Information supplied:

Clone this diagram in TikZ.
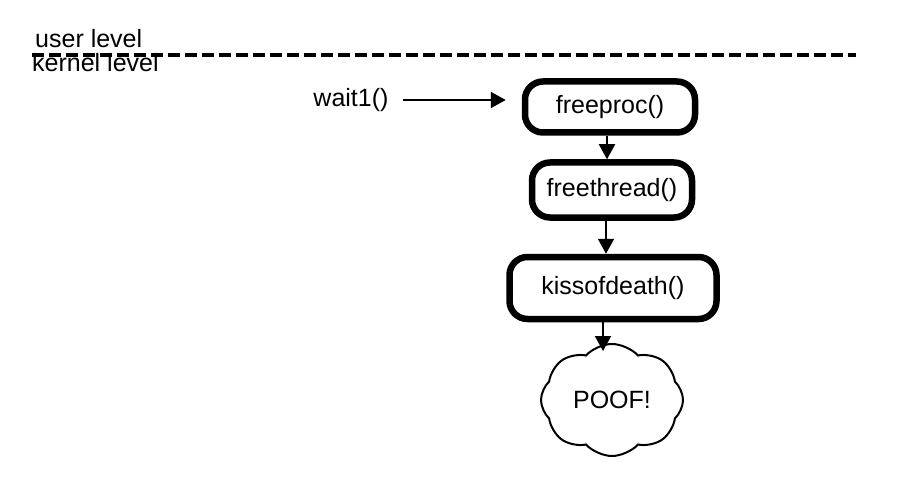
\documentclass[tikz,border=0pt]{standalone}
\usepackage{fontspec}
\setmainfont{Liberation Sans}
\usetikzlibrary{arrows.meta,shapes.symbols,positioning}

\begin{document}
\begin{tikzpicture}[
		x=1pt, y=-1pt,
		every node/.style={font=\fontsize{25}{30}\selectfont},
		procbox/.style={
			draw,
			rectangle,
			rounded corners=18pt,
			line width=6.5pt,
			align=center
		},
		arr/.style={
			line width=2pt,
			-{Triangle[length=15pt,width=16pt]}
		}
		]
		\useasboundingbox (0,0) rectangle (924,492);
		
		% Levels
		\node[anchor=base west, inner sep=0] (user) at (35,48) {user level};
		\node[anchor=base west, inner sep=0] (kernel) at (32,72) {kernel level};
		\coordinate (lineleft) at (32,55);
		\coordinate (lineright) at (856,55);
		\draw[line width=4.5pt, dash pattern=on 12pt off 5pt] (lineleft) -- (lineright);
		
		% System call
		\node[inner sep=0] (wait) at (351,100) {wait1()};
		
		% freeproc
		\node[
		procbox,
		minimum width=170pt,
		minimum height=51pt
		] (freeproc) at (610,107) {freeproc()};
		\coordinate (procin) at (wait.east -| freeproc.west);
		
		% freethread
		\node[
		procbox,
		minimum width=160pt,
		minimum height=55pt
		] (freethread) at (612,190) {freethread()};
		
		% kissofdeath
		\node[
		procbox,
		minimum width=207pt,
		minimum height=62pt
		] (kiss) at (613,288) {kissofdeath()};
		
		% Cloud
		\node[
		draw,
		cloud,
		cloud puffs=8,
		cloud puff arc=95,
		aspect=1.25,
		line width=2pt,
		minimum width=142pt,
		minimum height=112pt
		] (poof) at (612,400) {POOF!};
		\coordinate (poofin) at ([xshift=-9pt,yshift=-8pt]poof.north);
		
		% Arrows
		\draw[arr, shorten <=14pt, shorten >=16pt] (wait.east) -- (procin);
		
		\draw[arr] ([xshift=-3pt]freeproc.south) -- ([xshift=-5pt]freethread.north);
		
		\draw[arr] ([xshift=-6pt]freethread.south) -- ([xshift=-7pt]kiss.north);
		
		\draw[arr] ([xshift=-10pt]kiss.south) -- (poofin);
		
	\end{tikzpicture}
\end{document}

Task to complete:
Copy out the whole listing exactly, and don't carry over any pictures.

Task solution:
Clone this diagram in TikZ.
\documentclass[tikz,border=0pt]{standalone}
\usepackage{fontspec}
\setmainfont{Liberation Sans}
\usetikzlibrary{arrows.meta,shapes.symbols,positioning}

\begin{document}
\begin{tikzpicture}[
		x=1pt, y=-1pt,
		every node/.style={font=\fontsize{25}{30}\selectfont},
		procbox/.style={
			draw,
			rectangle,
			rounded corners=18pt,
			line width=6.5pt,
			align=center
		},
		arr/.style={
			line width=2pt,
			-{Triangle[length=15pt,width=16pt]}
		}
		]
		\useasboundingbox (0,0) rectangle (924,492);
		
		% Levels
		\node[anchor=base west, inner sep=0] (user) at (35,48) {user level};
		\node[anchor=base west, inner sep=0] (kernel) at (32,72) {kernel level};
		\coordinate (lineleft) at (32,55);
		\coordinate (lineright) at (856,55);
		\draw[line width=4.5pt, dash pattern=on 12pt off 5pt] (lineleft) -- (lineright);
		
		% System call
		\node[inner sep=0] (wait) at (351,100) {wait1()};
		
		% freeproc
		\node[
		procbox,
		minimum width=170pt,
		minimum height=51pt
		] (freeproc) at (610,107) {freeproc()};
		\coordinate (procin) at (wait.east -| freeproc.west);
		
		% freethread
		\node[
		procbox,
		minimum width=160pt,
		minimum height=55pt
		] (freethread) at (612,190) {freethread()};
		
		% kissofdeath
		\node[
		procbox,
		minimum width=207pt,
		minimum height=62pt
		] (kiss) at (613,288) {kissofdeath()};
		
		% Cloud
		\node[
		draw,
		cloud,
		cloud puffs=8,
		cloud puff arc=95,
		aspect=1.25,
		line width=2pt,
		minimum width=142pt,
		minimum height=112pt
		] (poof) at (612,400) {POOF!};
		\coordinate (poofin) at ([xshift=-9pt,yshift=-8pt]poof.north);
		
		% Arrows
		\draw[arr, shorten <=14pt, shorten >=16pt] (wait.east) -- (procin);
		
		\draw[arr] ([xshift=-3pt]freeproc.south) -- ([xshift=-5pt]freethread.north);
		
		\draw[arr] ([xshift=-6pt]freethread.south) -- ([xshift=-7pt]kiss.north);
		
		\draw[arr] ([xshift=-10pt]kiss.south) -- (poofin);
		
	\end{tikzpicture}
\end{document}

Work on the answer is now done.